:: DATA FOR THE TASK

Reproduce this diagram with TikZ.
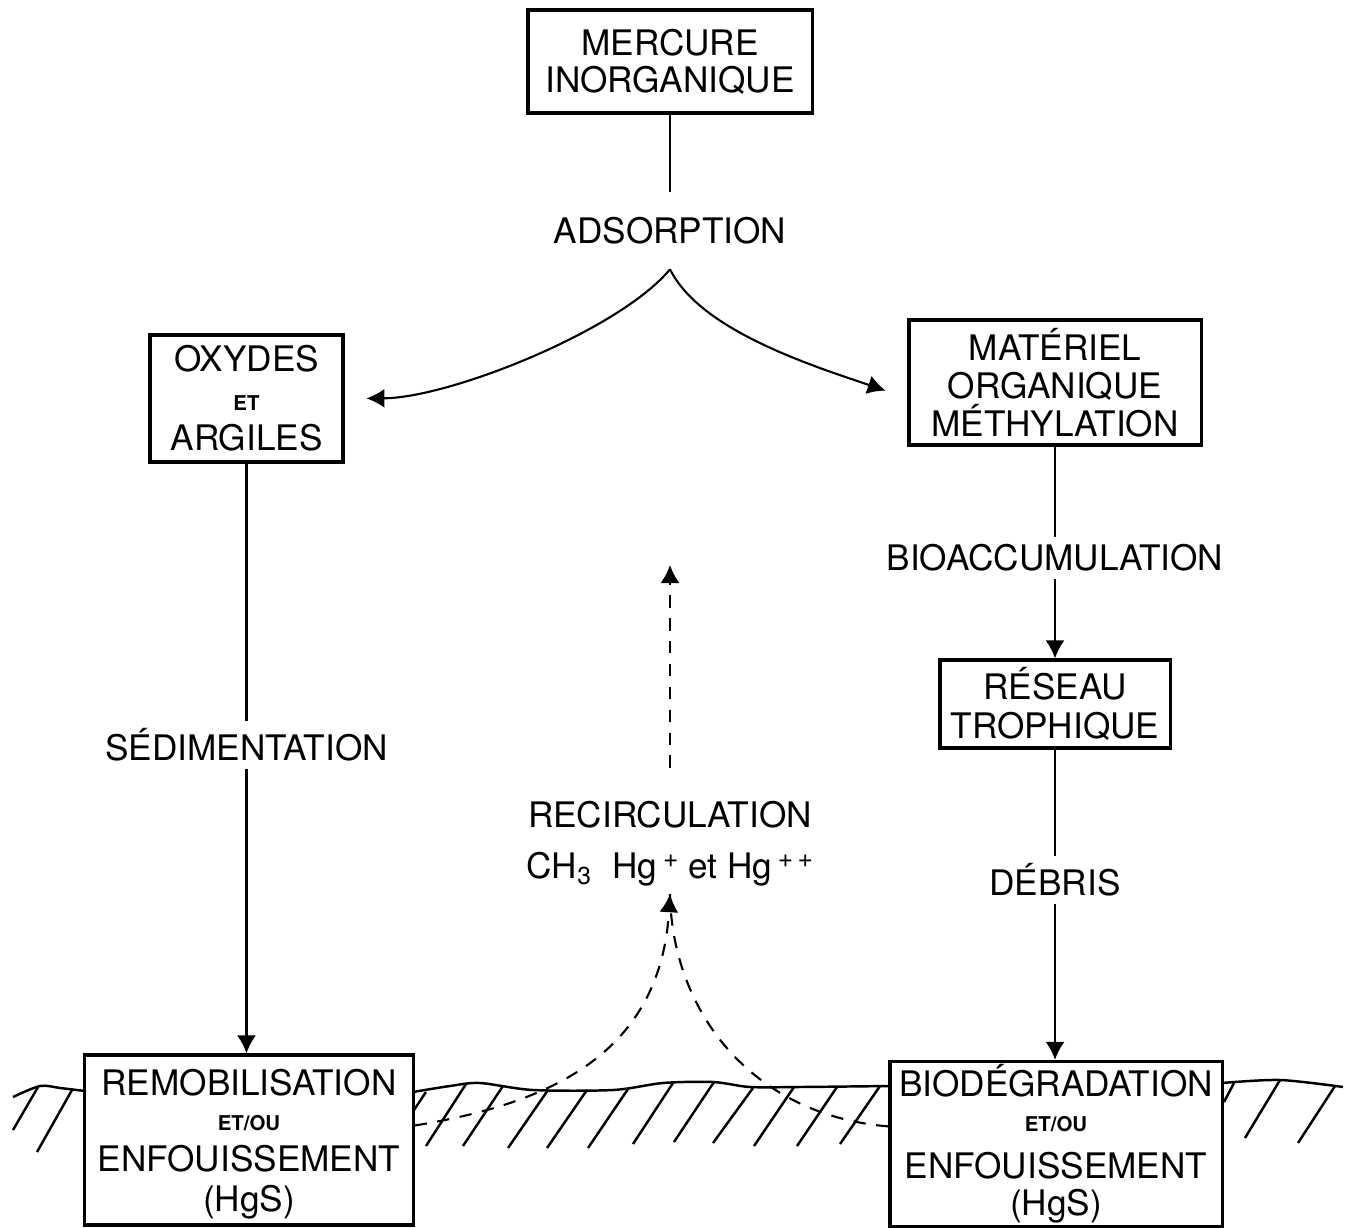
\documentclass[tikz,border=0pt]{standalone}
\usepackage{fontspec}
\setmainfont{TeX Gyre Heros}
\usetikzlibrary{arrows.meta}
\tikzset{
  boite/.style={draw, line width=0.9pt, align=center, inner sep=0pt},
  etiq/.style={inner sep=2pt, align=center, font=\fontsize{10}{12}\selectfont},
  fleche/.style={-{Latex[length=1.8mm,width=1.9mm]}},
  pointille/.style={dash pattern=on 3.5pt off 3pt, line width=0.6pt},
  sol/.style={line width=0.7pt},
}
\newcommand{\petit}[1]{{\fontsize{5.8}{6}\bfseries\selectfont #1}}
\newcommand{\charge}[1]{\raisebox{3.2pt}{\fontsize{7.5}{8}\selectfont #1}}
\begin{document}
\begin{tikzpicture}[x=0.01cm,y=-0.01cm]
      \useasboundingbox (0,0) rectangle (1355,1228);
      \path
        (670,61.5) node[boite, minimum width=2.84cm, minimum height=1.03cm,
          font=\fontsize{10}{10.5}\selectfont] (merc) {MERCURE\\INORGANIQUE}
        (670,230.5) node[etiq, inner sep=7pt] (adsorp) {ADSORPTION}
        (246.5,398.5) node[boite, minimum width=1.93cm, minimum height=1.27cm,
          font=\fontsize{10}{11}\selectfont] (oxy) {OXYDES\\\petit{ET}\\[0.4pt]ARGILES}
        (1055,382.5) node[boite, minimum width=2.92cm, minimum height=1.25cm,
          font=\fontsize{10}{10.8}\selectfont] (mat) {MATÉRIEL\\ORGANIQUE\\MÉTHYLATION}
        (1055,558) node[etiq] (bioacc) {BIOACCUMULATION}
        (1055,704) node[boite, minimum width=2.30cm, minimum height=0.88cm,
          font=\fontsize{10}{11}\selectfont] (res) {RÉSEAU\\TROPHIQUE}
        (1055,880) node[etiq] (debris) {DÉBRIS}
        (246.5,745) node[etiq] (sedim) {SÉDIMENTATION}
        (670,844) node[etiq, font=\fontsize{10}{14.5}\selectfont] (recirc)
          {RECIRCULATION\\CH\textsubscript{3}\ \ Hg\,\charge{+} et Hg\,\charge{+\,+}}
        (249,1140) node[boite, minimum width=3.28cm, minimum height=1.70cm,
          font=\fontsize{10}{11.4}\selectfont] (remob)
          {\rule{0pt}{10pt}REMOBILISATION\\[-1.4pt]\petit{ET/OU}\\[0.3pt]ENFOUISSEMENT\\(HgS)}
        (1056,1144) node[boite, minimum width=3.32cm, minimum height=1.65cm,
          font=\fontsize{10}{10.5}\selectfont] (biod)
          {BIODÉGRADATION\\[-0.5pt]\petit{ET/OU}\\[2.9pt]ENFOUISSEMENT\\(HgS)};
      \coordinate (rtop) at (670,565);
      % fleches pleines
      \begin{scope}[line width=0.6pt]
        \draw (merc) -- (adsorp);
        \draw[fleche, shorten >=6.2pt] (adsorp.south) .. controls (620,330) and (450,398) .. (oxy.east);
        \draw[fleche, shorten >=6.5pt] (adsorp.south) .. controls (700,330) and (810,365) .. (mat.186);
        \draw (oxy) -- (sedim);
        \draw[fleche] (sedim) -- (sedim.south |- remob.north);
        \draw (mat) -- (bioacc);
        \draw[fleche] (bioacc) -- (res);
        \draw (res) -- (debris);
        \draw[fleche] (debris) -- (debris.south |- biod.north);
      \end{scope}
      % recirculation
      \begin{scope}[pointille]
        \draw[fleche, shorten <=7.4pt] (recirc.north) -- (rtop);
        \draw[fleche] (remob.5) .. controls (540,1105) and (660,1060) .. (recirc.south);
        \draw (biod.174) .. controls (750,1115) and (672,1010) .. (recirc.south);
      \end{scope}
      % sol
      \begin{scope}[sol]
        \draw plot[smooth] coordinates {(13,1097) (40,1086) (60,1088) (85,1091)};
        \draw plot[smooth] coordinates {(413,1092) (450,1086) (480,1083) (533,1090) (613,1090)
          (663,1083) (713,1082) (750,1087) (800,1087) (890,1086)};
        \draw plot[smooth] coordinates {(1222,1083) (1280,1080) (1343,1087)};
        \draw (38,1087) -- (13,1130);
        \draw (72,1090) -- (37,1152);
        \draw (426,1092) -- (414,1110);
        \draw (466,1084) -- (426,1146);
        \draw (503,1086) -- (463,1146);
        \draw (548,1090) -- (508,1148);
        \draw (587,1090) -- (547,1148);
        \draw (628,1089) -- (588,1148);
        \draw (673,1083) -- (633,1144);
        \draw (714,1082) -- (674,1142);
        \draw (753,1088) -- (713,1143);
        \draw (794,1087) -- (754,1146);
        \draw (837,1087) -- (797,1146);
        \draw (880,1086) -- (840,1144);
        \draw (1234,1083) -- (1224,1102);
        \draw (1280,1080) -- (1245,1138);
        \draw (1335,1086) -- (1298,1143);
      \end{scope}
\end{tikzpicture}
\end{document}
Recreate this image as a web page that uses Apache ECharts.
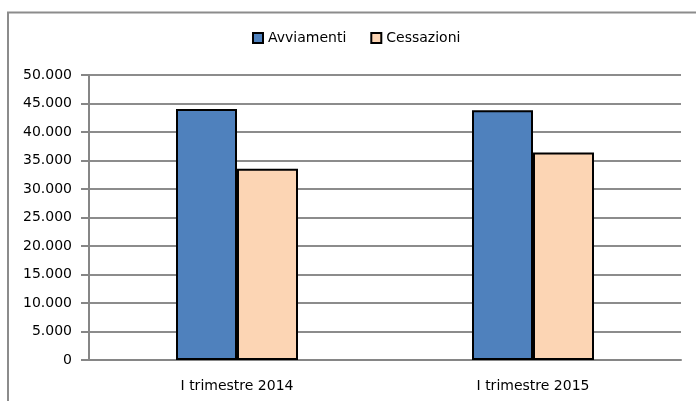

::::

TASK REQUIREMENTS
Look through the material and copy each line that has "this".

TASK SOLUTION
Reproduce this diagram with TikZ.
Recreate this image as a web page that uses Apache ECharts.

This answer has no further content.